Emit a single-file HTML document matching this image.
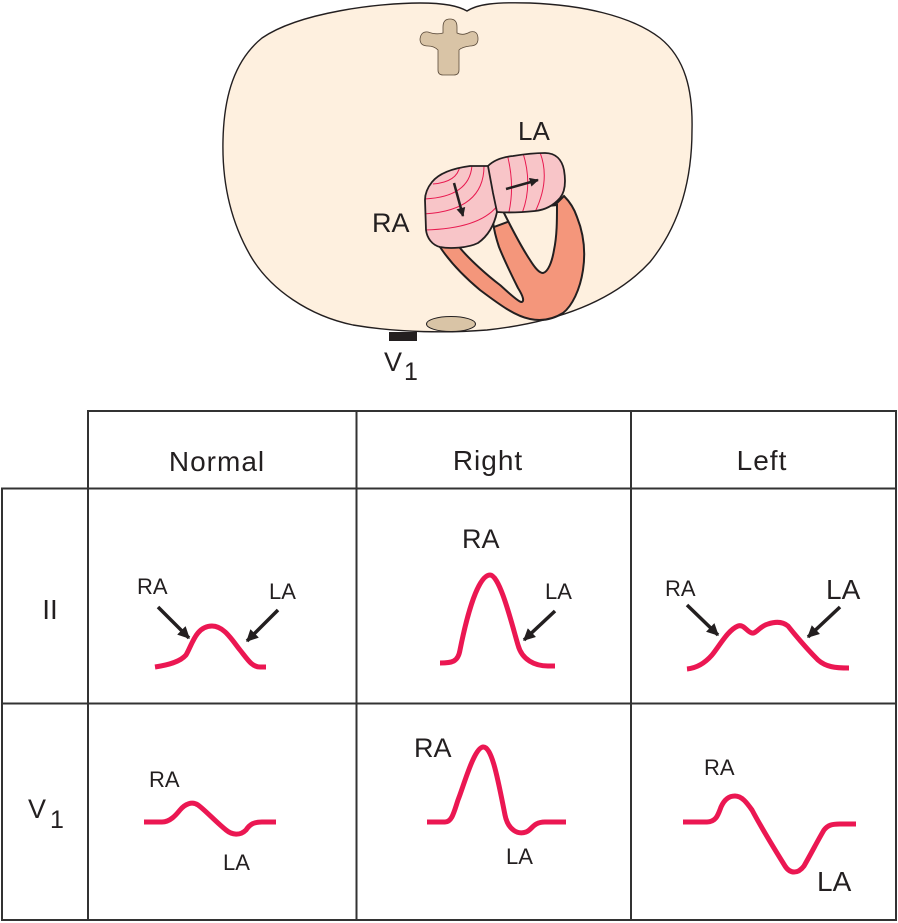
<!DOCTYPE html>
<html><head><meta charset="utf-8"><style>
html,body{margin:0;padding:0;background:#fff;}
svg{display:block;}
text{font-family:"Liberation Sans",Arial,sans-serif;fill:#231f20;}
</style></head><body>
<svg width="898" height="923" viewBox="0 0 898 923" xmlns="http://www.w3.org/2000/svg">
<defs>
<marker id="ah" viewBox="0 0 10 10" refX="9" refY="5" markerWidth="14" markerHeight="12" markerUnits="userSpaceOnUse" orient="auto"><path d="M0,0 L10,5 L0,10 z" fill="#231f20"/></marker>
<marker id="ahs" viewBox="0 0 10 10" refX="9" refY="5" markerWidth="11" markerHeight="9" markerUnits="userSpaceOnUse" orient="auto"><path d="M0,0 L10,5 L0,10 z" fill="#231f20"/></marker>
<clipPath id="raclip"><path d="M 432,182 C 440,172 455,168 470,166 L 488,166 L 493,193 L 497,212 C 494,226 488,236 478,243 C 468,248 450,249 440,247 C 432,245 427,238 426,230 L 425,200 C 425,193 428,187 432,182 Z"/></clipPath>
<clipPath id="laclip"><path d="M 488,166 C 494,160 503,157 513,156 C 525,154 535,153 545,153 C 556,153 562,160 564,170 C 566,182 565,192 560,198 C 553,206 545,210 535,211 C 525,212 510,213 497,212 L 493,193 Z"/></clipPath>
</defs>

<!-- body -->
<path d="M 467,11 C 478,4 495,2 530,3 C 580,5 630,15 660,38 C 685,58 693,90 692,130 C 692,180 680,225 650,262 C 615,300 560,322 487,330 C 450,333 400,333 353,325 C 310,316 270,290 250,255 C 230,220 222,180 223,140 C 224,95 235,60 262,38 C 300,12 380,3 420,3 C 445,3 458,6 467,11 Z" fill="#fef0df" stroke="#231f20" stroke-width="1.4"/>

<!-- spine -->
<path d="M 443,27 Q 443,19 450,19 Q 457,19 457,27 L 457,33 Q 463,36 470,32 Q 478,30 478,39 Q 478,46 470,46 Q 462,47 459,50 L 459,70 Q 459,75 454,75 L 443,75 Q 438,75 438,70 L 438,50 Q 434,46 428,46 Q 420,46 420,39 Q 421,31 428,32 Q 436,35 443,33 Z" fill="#d9c4a6" stroke="#5a4a3a" stroke-width="0.8"/>

<!-- oval -->
<ellipse cx="451" cy="324" rx="24.5" ry="7.5" fill="#d9c4a6" stroke="#231f20" stroke-width="1"/>

<!-- electrode -->
<rect x="389" y="332" width="28" height="9" fill="#231f20"/>
<text x="384" y="371" font-size="27">V</text>
<text x="404" y="380" font-size="25">1</text>

<!-- ventricles -->
<path d="M 440,247 C 450,262 462,275 480,290 C 500,305 515,316 530,319 C 540,321 552,320 563,313 C 572,306 580,290 583,270 C 586,250 583,232 577,217 C 574,208 570,202 564,196 L 556,204 Z" fill="#f4967b" stroke="#231f20" stroke-width="2"/>
<path d="M 460,248 C 470,260 488,276 500,285 C 508,292 516,300 521,302 C 525,302 523,296 518,288 C 512,276 505,262 499,247 C 496,238 494,230 493,222 Z" fill="#fef0df" stroke="#231f20" stroke-width="2"/>
<path d="M 503,211 C 510,225 520,245 530,260 C 535,268 539,273 543,273 C 548,272 552,262 554,250 C 557,236 557,220 557,205 Z" fill="#fef0df" stroke="#231f20" stroke-width="2"/>

<!-- RA -->
<path d="M 432,182 C 440,172 455,168 470,166 L 488,166 L 493,193 L 497,212 C 494,226 488,236 478,243 C 468,248 450,249 440,247 C 432,245 427,238 426,230 L 425,200 C 425,193 428,187 432,182 Z" fill="#f8c5c8"/>
<g clip-path="url(#raclip)" fill="none" stroke="#e8194f" stroke-width="1">
<path d="M 460,165 Q 458,182 433,184"/>
<path d="M 472,165 Q 470,197 424,199"/>
<path d="M 484,166 Q 484,211 423,214"/>
<path d="M 498,205 Q 480,229 423,230"/>
</g>
<!-- LA -->
<path d="M 488,166 C 494,160 503,157 513,156 C 525,154 535,153 545,153 C 556,153 562,160 564,170 C 566,182 565,192 560,198 C 553,206 545,210 535,211 C 525,212 510,213 497,212 L 493,193 Z" fill="#f8c5c8"/>
<g clip-path="url(#laclip)" fill="none" stroke="#e8194f" stroke-width="1">
<path d="M 506,150 Q 516,185 508,216"/>
<path d="M 522,150 Q 534,185 521,216"/>
<path d="M 539,150 Q 552,180 533,216"/>
</g>
<path d="M 432,182 C 440,172 455,168 470,166 L 488,166 L 493,193 L 497,212 C 494,226 488,236 478,243 C 468,248 450,249 440,247 C 432,245 427,238 426,230 L 425,200 C 425,193 428,187 432,182 Z" fill="none" stroke="#231f20" stroke-width="1.8"/>
<path d="M 488,166 C 494,160 503,157 513,156 C 525,154 535,153 545,153 C 556,153 562,160 564,170 C 566,182 565,192 560,198 C 553,206 545,210 535,211 C 525,212 510,213 497,212" fill="none" stroke="#231f20" stroke-width="1.8"/>
<line x1="454" y1="183" x2="463" y2="216" stroke="#231f20" stroke-width="2.5" marker-end="url(#ahs)"/>
<line x1="506" y1="189" x2="538" y2="180" stroke="#231f20" stroke-width="2.5" marker-end="url(#ahs)"/>

<text x="518" y="140" font-size="26">LA</text>
<text x="372" y="232" font-size="27">RA</text>

<!-- table -->
<g stroke="#333" stroke-width="2" fill="none">
<line x1="87" y1="411" x2="897" y2="411"/>
<line x1="1" y1="488.5" x2="897" y2="488.5"/>
<line x1="1" y1="703.5" x2="897" y2="703.5"/>
<line x1="1" y1="920" x2="897" y2="920"/>
<line x1="2" y1="488" x2="2" y2="921"/>
<line x1="88" y1="410" x2="88" y2="921"/>
<line x1="356.5" y1="410" x2="356.5" y2="921"/>
<line x1="631" y1="410" x2="631" y2="921"/>
<line x1="896" y1="410" x2="896" y2="921"/>
</g>

<text x="217" y="471" font-size="28" text-anchor="middle" letter-spacing="1">Normal</text>
<text x="488" y="470" font-size="28" text-anchor="middle" letter-spacing="1">Right</text>
<text x="762" y="470" font-size="28" text-anchor="middle" letter-spacing="1">Left</text>
<text x="50" y="619" font-size="28" text-anchor="middle">II</text>
<text x="28" y="818" font-size="27">V</text>
<text x="50" y="828" font-size="25">1</text>

<!-- ECG traces -->
<g fill="none" stroke="#eb1752" stroke-width="5" stroke-linejoin="round">
<path d="M155,667 C168,665 180,662 186,655 C192,645 196,626 212,626 C224,626 232,640 240,650 C248,660 252,667 260,667 L266,667"/>
<path d="M440,663 C452,663 458,662 460,650 C464,630 476,575 490,575 C500,575 512,625 518,645 C522,660 535,666 548,666 L555,666"/>
<path d="M687,669 C697,668 705,663 712,655 C720,645 728,630 738,626 C744,624 747,632 752,633 C756,634 760,626 768,624 C774,622 782,621 788,626 C796,636 806,648 818,660 C826,667 835,668 849,668"/>
<path d="M144,822 L162,822 C170,822 176,815 180,810 C185,804 192,801 198,805 C205,810 216,822 226,830 C232,835 240,836 246,830 C250,824 254,822 262,822 L276,822"/>
<path d="M427,822 L445,822 C452,822 454,812 458,800 C464,785 474,748 483,747 C492,746 498,780 505,815 C508,830 518,835 526,832 C532,830 533,822 545,822 L566,822"/>
<path d="M683,822 L707,822 C716,822 718,815 721,807 C725,798 730,796 735,796 C742,796 747,803 752,810 C760,825 775,850 785,866 C790,874 798,874 804,866 C812,852 818,840 824,830 C828,825 832,824 840,824 L856,824"/>
</g>

<!-- ECG arrows -->
<g stroke="#231f20" stroke-width="3.5">
<line x1="158" y1="607" x2="189" y2="638" marker-end="url(#ah)"/>
<line x1="278" y1="610" x2="247" y2="641" marker-end="url(#ah)"/>
<line x1="555" y1="611" x2="524" y2="640" marker-end="url(#ah)"/>
<line x1="687" y1="605" x2="718" y2="635" marker-end="url(#ah)"/>
<line x1="840" y1="607" x2="808" y2="637" marker-end="url(#ah)"/>
</g>

<!-- ECG labels -->
<text x="137" y="594" font-size="22">RA</text>
<text x="269" y="599" font-size="22">LA</text>
<text x="462" y="548" font-size="27">RA</text>
<text x="545" y="599" font-size="22">LA</text>
<text x="665" y="596" font-size="22">RA</text>
<text x="826" y="599" font-size="28">LA</text>
<text x="149" y="787" font-size="22">RA</text>
<text x="223" y="870" font-size="22">LA</text>
<text x="414" y="757" font-size="27">RA</text>
<text x="506" y="864" font-size="22">LA</text>
<text x="704" y="775" font-size="22">RA</text>
<text x="817" y="891" font-size="28">LA</text>
</svg>
</body></html>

■ Directive:
Leave the pictures out and reproduce exactly the lines from the top of the listing above through the line with "467,11 C 478,4".

■ Finished exercise:
Emit a single-file HTML document matching this image.
<!DOCTYPE html>
<html><head><meta charset="utf-8"><style>
html,body{margin:0;padding:0;background:#fff;}
svg{display:block;}
text{font-family:"Liberation Sans",Arial,sans-serif;fill:#231f20;}
</style></head><body>
<svg width="898" height="923" viewBox="0 0 898 923" xmlns="http://www.w3.org/2000/svg">
<defs>
<marker id="ah" viewBox="0 0 10 10" refX="9" refY="5" markerWidth="14" markerHeight="12" markerUnits="userSpaceOnUse" orient="auto"><path d="M0,0 L10,5 L0,10 z" fill="#231f20"/></marker>
<marker id="ahs" viewBox="0 0 10 10" refX="9" refY="5" markerWidth="11" markerHeight="9" markerUnits="userSpaceOnUse" orient="auto"><path d="M0,0 L10,5 L0,10 z" fill="#231f20"/></marker>
<clipPath id="raclip"><path d="M 432,182 C 440,172 455,168 470,166 L 488,166 L 493,193 L 497,212 C 494,226 488,236 478,243 C 468,248 450,249 440,247 C 432,245 427,238 426,230 L 425,200 C 425,193 428,187 432,182 Z"/></clipPath>
<clipPath id="laclip"><path d="M 488,166 C 494,160 503,157 513,156 C 525,154 535,153 545,153 C 556,153 562,160 564,170 C 566,182 565,192 560,198 C 553,206 545,210 535,211 C 525,212 510,213 497,212 L 493,193 Z"/></clipPath>
</defs>

<!-- body -->
<path d="M 467,11 C 478,4 495,2 530,3 C 580,5 630,15 660,38 C 685,58 693,90 692,130 C 692,180 680,225 650,262 C 615,300 560,322 487,330 C 450,333 400,333 353,325 C 310,316 270,290 250,255 C 230,220 222,180 223,140 C 224,95 235,60 262,38 C 300,12 380,3 420,3 C 445,3 458,6 467,11 Z" fill="#fef0df" stroke="#231f20" stroke-width="1.4"/>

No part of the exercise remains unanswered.